I notice Piper has written another short piece on this very topic.

http://www.desiringgod.org/ResourceLibrary/Articles/ByDate/2007/2509_How_Is_Gods_Passion_for_His_Own_Glory_Not_Selfishness/

Somehow he manages to make from John 17 that Jesus' prayer is for His *own* glory!!

"If I glorify myself, my glory means nothing. My Father, whom you claim as your God, is the one who glorifies me." John 8:54

Rob Burns said...

I stumbled across this tonight and found it really helpful.

Oddly enough I think there is some precedent for taking up the notion that God's love constrains what counts as 'glorifying' in Johnathan Edward's reflections on whether God 'wills' the damnation of the unbeliever in the same sense that he 'wills' eternal happiness.

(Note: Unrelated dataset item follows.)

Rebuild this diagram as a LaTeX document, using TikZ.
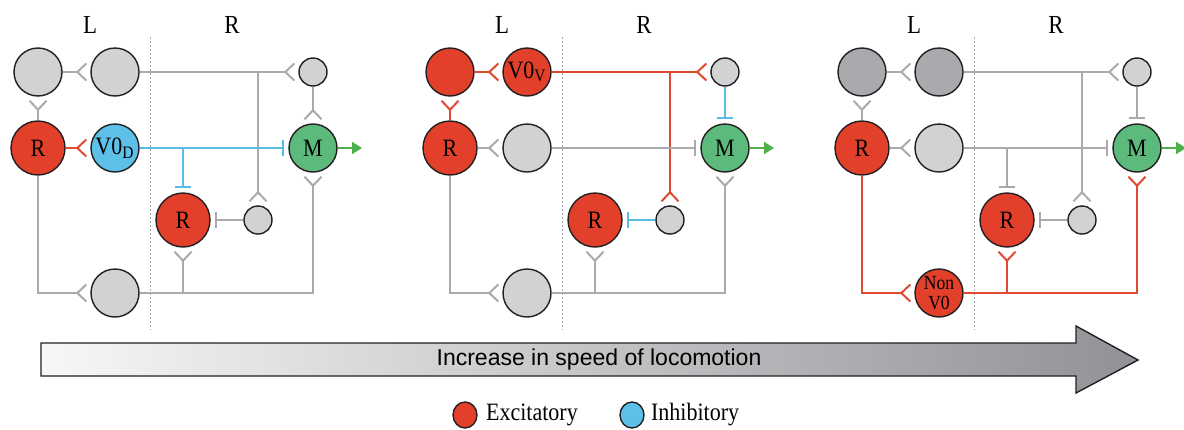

I wonder if Piper has ever reflected on this.

In asking whether both salvation and damnation 'glorify' God in the same measure, and if they do *not*, why not, Edwards is drawn, it seems to me, to 'love' as the determining category for circumscribing how far an act may reach the end of glorifying God, insofar as self-giving love most succinctly reflects the divine nature. In some sense, this sets the table for the claim in the Reformed tradition that Barth develops.

Edwards, in his brilliance, points up a central ambiguity in the Reformed tradition in the very way he wrestles with the question of damnation, insofar as he refuses to treat damnation as simply 'on par' with the divine decree regarding salvation. Piper, in passages such as the one cited below, seems more intent on drawing the logical circle to a close then dwelling in this instructive ambiguity. In his thinking, God is glorified equally, and in the same univocal sense, in the loss of the reprobate and the happiness of the elect.

In this he departs from the proper discontent and ambiguity of the best lights of his own tradition.